In case you missed it, here is last week’s edition of research briefs. Let’s dive in with our first item:
Visualizing Streaming Text Data
A team from AT&T Labs has focused on the endless text-based streams that are making it more challenging to analyze and discover relevant information. To address these challenges, they put forth an approach for visualizing text streams in real-time presented as a dynamic graph with an associated map.
The group says that this approach automatically groups similar messages into “countries” with keyword summaries, using semantic analysis, graph clustering and map generation techniques. They say it handles the need for visual stability across time by dynamic graph layout and Procrustes projection techniques, enhanced with a “novel stable component packing algorithm.”
The result, they say, offers an ongoing, accurate view of evolving topics of interest. They put this in context using an online service called TwitterScope.
Next — Lifelong Machine Learning >
Lifelong Machine Learning
According to Qiang Yang from Huawei Technologies, the flood of new data types requires a more robust data-mining system that can keep pace with changing data in a continual manner.
Qiang discusses how this creates a need for Lifelong Machine Learning, which in contrast to the traditional one-shot learning, should be able to identify the learning tasks at hand and adapt to the learning problems in a sustainable manner.
More specifically, a foundation for lifelong machine learning is transfer learning, whereby knowledge gained in a related but different domain may be transferred to benefit learning for a current task.
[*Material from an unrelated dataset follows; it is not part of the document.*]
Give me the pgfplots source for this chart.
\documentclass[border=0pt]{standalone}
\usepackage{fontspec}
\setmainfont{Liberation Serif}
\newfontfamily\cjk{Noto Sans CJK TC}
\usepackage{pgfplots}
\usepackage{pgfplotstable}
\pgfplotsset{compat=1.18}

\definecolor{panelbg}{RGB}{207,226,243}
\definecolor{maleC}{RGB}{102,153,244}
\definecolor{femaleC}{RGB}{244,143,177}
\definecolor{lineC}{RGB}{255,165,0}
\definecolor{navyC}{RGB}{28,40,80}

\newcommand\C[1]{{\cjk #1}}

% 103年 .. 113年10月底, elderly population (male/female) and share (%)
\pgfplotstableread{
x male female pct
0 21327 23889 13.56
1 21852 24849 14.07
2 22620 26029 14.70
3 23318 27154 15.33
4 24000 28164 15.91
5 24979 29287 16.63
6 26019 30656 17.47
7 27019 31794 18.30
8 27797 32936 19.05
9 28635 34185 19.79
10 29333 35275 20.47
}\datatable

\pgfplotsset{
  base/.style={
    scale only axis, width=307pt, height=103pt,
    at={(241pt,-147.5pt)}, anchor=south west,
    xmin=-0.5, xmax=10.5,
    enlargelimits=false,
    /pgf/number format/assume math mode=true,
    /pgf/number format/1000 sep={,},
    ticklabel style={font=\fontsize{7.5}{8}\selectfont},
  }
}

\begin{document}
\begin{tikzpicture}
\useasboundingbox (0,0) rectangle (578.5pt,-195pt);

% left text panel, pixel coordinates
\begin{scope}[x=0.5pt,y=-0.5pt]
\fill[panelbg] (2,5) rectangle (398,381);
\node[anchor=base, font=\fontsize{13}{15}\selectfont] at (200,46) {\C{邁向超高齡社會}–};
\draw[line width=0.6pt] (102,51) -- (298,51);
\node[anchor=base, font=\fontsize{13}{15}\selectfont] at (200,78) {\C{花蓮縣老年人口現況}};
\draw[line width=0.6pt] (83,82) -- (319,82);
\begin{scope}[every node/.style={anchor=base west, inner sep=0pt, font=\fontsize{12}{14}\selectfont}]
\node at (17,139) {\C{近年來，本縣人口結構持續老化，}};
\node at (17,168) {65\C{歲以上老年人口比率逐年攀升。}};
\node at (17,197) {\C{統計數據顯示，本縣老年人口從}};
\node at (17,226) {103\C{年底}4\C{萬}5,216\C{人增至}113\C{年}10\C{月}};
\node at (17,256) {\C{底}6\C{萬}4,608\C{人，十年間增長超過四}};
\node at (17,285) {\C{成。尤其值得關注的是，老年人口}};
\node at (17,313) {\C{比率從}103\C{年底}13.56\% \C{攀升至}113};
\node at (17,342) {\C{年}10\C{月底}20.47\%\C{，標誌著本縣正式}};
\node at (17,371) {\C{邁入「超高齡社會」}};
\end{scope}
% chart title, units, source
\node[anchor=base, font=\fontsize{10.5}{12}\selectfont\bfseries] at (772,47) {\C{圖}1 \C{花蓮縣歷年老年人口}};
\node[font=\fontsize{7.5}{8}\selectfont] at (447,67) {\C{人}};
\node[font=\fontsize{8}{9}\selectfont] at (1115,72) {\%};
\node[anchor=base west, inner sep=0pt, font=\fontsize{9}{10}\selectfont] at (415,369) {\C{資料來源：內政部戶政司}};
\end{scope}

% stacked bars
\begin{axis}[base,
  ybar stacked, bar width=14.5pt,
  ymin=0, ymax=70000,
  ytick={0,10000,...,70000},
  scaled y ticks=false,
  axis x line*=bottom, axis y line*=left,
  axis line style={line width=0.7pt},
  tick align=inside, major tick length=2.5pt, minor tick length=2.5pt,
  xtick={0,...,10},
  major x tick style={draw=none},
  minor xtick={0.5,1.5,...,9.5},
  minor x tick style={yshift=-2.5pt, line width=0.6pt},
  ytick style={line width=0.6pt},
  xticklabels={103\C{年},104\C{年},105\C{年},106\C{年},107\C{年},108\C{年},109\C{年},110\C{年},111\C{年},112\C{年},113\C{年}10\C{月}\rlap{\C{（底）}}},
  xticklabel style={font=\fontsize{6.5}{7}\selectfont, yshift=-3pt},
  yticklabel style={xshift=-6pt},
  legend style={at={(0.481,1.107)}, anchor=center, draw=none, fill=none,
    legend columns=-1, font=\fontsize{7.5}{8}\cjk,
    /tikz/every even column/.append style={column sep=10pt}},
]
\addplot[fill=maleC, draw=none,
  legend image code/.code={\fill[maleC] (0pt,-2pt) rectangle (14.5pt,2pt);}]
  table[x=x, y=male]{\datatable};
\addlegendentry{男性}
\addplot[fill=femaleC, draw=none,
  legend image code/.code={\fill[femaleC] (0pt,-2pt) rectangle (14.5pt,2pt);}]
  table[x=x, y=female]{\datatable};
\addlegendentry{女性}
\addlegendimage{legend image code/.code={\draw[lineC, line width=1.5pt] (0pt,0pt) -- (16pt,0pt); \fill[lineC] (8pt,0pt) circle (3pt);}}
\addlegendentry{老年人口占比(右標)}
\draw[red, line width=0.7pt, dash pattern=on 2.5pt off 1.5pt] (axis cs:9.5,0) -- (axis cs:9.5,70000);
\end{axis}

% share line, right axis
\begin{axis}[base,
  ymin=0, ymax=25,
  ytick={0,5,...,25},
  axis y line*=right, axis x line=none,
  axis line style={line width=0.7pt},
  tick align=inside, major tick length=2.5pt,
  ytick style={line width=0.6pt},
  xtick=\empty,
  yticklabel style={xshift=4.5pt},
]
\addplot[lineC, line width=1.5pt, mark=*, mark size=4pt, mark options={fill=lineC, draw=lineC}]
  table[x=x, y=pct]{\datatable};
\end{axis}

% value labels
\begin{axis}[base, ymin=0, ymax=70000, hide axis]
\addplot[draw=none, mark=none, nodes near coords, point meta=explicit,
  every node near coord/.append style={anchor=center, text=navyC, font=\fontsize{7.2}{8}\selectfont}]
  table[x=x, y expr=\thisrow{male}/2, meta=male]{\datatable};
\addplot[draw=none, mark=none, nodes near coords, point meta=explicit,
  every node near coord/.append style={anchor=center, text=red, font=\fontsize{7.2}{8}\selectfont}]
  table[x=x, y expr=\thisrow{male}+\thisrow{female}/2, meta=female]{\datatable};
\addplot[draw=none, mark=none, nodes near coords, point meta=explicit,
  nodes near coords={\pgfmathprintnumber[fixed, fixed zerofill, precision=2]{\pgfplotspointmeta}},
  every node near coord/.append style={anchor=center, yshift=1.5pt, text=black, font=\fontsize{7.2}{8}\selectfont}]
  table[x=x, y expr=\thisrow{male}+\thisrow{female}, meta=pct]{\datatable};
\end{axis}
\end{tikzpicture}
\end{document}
To make effective transfer learning, he argues that it is important to maintain a continual and sustainable channel in the life time of a user in which the data are annotated.
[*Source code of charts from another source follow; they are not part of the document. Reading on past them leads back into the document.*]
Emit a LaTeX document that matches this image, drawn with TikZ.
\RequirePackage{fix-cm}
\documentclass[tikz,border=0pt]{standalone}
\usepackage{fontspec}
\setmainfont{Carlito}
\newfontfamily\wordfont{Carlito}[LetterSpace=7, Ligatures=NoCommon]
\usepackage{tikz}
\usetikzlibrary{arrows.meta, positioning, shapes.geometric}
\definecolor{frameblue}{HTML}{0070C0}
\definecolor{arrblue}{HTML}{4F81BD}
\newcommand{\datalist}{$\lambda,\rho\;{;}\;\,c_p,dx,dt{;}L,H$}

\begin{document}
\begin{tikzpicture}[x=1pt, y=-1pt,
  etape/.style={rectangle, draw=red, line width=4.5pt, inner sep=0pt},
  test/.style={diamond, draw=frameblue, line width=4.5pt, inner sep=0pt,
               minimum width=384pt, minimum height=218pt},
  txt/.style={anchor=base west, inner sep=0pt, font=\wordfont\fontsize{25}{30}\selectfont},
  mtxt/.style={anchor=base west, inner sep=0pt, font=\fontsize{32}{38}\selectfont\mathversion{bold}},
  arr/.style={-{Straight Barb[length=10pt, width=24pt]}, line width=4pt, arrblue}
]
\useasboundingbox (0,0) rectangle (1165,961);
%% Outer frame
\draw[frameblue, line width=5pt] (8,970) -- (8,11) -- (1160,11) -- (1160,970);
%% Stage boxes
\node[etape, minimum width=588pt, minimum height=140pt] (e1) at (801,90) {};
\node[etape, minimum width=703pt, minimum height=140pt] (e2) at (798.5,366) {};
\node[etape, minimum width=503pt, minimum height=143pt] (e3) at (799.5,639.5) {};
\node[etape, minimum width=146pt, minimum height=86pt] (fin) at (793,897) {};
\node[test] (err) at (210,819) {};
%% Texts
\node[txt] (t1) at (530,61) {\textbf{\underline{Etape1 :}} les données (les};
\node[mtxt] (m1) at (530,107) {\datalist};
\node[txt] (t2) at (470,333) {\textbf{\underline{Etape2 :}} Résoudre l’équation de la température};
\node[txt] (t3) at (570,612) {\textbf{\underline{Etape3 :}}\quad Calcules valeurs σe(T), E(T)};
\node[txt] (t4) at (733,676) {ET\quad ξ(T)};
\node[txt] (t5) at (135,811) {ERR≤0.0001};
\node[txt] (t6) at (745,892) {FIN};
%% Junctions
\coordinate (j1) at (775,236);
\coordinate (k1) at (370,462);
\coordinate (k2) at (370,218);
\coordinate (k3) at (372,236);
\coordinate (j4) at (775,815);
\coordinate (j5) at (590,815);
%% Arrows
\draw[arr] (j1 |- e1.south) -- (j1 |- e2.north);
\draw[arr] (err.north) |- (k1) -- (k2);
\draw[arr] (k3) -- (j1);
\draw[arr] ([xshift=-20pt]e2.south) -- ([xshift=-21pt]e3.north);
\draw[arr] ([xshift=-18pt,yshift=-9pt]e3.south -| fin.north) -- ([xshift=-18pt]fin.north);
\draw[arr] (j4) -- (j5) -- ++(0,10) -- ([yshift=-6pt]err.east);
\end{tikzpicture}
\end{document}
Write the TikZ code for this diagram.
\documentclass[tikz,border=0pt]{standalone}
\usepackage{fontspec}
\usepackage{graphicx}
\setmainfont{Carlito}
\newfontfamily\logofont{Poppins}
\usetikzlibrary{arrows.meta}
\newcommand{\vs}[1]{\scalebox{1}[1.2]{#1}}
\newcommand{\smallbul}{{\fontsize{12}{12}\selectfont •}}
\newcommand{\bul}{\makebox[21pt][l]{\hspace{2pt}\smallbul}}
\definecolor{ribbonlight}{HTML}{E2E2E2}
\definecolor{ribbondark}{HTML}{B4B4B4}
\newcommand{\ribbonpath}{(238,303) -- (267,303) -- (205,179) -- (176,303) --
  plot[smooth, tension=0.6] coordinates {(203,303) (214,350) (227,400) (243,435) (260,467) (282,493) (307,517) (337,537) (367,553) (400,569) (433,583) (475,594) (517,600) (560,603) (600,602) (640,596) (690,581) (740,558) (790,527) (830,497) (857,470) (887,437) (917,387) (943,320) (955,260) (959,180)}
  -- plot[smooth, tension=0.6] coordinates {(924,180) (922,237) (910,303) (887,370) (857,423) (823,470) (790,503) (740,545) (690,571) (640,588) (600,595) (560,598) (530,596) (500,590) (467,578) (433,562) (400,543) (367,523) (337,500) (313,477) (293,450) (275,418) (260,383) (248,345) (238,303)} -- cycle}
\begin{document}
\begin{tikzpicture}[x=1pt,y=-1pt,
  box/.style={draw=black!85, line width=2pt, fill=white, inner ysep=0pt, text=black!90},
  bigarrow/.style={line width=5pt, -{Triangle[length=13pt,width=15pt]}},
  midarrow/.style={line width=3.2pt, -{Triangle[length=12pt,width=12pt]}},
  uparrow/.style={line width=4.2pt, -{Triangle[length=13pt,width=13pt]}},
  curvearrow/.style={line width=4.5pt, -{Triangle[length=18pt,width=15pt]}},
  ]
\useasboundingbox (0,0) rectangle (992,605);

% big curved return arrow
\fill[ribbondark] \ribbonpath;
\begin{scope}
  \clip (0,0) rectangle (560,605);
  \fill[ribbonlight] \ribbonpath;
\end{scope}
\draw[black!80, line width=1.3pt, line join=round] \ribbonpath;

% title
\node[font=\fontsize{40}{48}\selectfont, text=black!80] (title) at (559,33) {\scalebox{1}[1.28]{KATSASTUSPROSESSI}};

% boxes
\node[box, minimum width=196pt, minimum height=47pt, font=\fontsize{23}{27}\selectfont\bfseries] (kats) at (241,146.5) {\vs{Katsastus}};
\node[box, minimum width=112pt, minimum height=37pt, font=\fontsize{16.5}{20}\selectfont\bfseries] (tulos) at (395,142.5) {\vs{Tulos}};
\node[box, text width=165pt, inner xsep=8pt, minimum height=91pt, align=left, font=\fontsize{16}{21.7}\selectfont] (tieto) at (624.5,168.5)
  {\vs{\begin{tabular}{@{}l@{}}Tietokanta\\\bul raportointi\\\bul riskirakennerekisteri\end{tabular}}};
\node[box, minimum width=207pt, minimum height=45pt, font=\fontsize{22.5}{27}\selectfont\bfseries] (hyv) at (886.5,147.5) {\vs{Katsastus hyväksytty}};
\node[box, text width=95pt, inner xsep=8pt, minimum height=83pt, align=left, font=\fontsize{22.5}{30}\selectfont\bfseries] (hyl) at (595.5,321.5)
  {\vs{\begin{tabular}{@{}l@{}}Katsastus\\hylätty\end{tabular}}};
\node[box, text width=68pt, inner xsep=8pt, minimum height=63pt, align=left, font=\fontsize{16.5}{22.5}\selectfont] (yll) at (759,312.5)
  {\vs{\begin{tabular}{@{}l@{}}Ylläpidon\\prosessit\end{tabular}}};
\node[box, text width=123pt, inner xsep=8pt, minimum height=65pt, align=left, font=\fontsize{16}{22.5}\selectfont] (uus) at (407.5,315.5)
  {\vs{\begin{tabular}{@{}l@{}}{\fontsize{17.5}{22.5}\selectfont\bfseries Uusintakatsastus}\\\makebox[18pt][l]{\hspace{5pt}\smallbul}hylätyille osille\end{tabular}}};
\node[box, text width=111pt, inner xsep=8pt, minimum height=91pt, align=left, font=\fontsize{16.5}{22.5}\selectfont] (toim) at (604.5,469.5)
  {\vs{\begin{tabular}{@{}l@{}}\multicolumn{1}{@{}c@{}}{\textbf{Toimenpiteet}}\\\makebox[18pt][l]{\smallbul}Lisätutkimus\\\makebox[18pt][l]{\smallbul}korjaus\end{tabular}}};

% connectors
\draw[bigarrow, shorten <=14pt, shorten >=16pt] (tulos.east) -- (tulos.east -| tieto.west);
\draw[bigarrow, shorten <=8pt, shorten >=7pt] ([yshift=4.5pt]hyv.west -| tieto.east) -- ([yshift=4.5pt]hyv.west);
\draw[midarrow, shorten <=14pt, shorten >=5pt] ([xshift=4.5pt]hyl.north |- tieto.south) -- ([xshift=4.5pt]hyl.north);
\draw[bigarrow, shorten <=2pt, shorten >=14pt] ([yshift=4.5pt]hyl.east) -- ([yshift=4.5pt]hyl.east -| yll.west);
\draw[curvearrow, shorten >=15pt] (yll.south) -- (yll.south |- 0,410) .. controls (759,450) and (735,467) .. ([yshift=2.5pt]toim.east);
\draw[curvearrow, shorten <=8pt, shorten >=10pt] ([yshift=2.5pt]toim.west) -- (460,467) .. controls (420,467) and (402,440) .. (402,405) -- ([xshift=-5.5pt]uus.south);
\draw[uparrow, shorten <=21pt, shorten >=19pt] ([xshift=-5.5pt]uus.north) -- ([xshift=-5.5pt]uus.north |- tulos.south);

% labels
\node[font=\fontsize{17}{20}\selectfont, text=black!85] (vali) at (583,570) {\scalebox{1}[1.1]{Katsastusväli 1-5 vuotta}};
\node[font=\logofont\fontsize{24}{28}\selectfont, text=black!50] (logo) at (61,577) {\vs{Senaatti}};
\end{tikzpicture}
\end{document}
Qiang outlines lifelong machine learning situations, gives several examples of transfer learning and applications for lifelong machine learning, and discusses cases of successful extraction of data annotations to meet the big data challenge.
A Scalable Social Graph Generator
According to a research team from European organizations CWI and OpenLink software, benchmarking graph-oriented database workloads and graph-oriented database systems is increasingly becoming relevant in analytical big data tasks, such as social network analysis.
They argue that with graph data, structure is not mainly found inside the nodes, but especially in the way nodes happen to be connected, i.e. structural correlations. Because such structural correlations determine join fan-outs experienced by graph analysis algorithms and graph query executors, they are an essential, yet typically neglected, ingredient of synthetic graph generators.
To address this, the presents S3G2: a Scalable Structure-correlated Social Graph Generator. This graph generator creates a synthetic social graph, containing non-uniform value distributions and structural correlations, which is intended as test data for scalable graph analysis algorithms and graph database systems. They generalize the problem by decomposing correlated graph generation in multiple passes that each focus on one so-called correlation dimension; each of which can be mapped to a MapReduce task.
The team demonstrates that S3G2 can generate social graphs that (i) share well-known graph connectivity characteristics typically found in real social graphs (ii) contain certain plausible structural correlations that influence the performance of graph analysis algorithms and queries, and (iii) can be quickly generated at huge sizes on common cluster hardware.
What RDF and SPARQL Bring to Big Data
According to Bob DuCharme a solution architect from Virginia-based TopQuadrant,there is still a solid future ahead for RDF.
He argues that The Resource Description Format (RDF), a W3C standard since 1999, which describes a data model that can represent most known structured and semi-structured data formats, has innate simplicity and flexibility.
He notes that the accompanying standards, such as the SPARQL query language and an optional schema language, also provide a great infrastructure for addressing many of the issues that make big data different from traditional relational database management.
DuCharme says that because of these features, both open-source efforts and offerings from commercial vendors such as IBM, Oracle, and Cray have found that RDF technology offers an excellent platform for taking an agile approach with large, dynamic aggregations of data that won’t fit neatly into predefined tables.
Because RDF technology is all built from public standards, offerings from more specialized vendors such as triplestores from Allegrograph and Stardog and the TopBraid application platform from TopQuadrant can mix and match with Cray, IBM, and Oracle’s offerings as well as with open-source tools to create applications that can start small and provide a basis for incremental growth up to trillions of triples.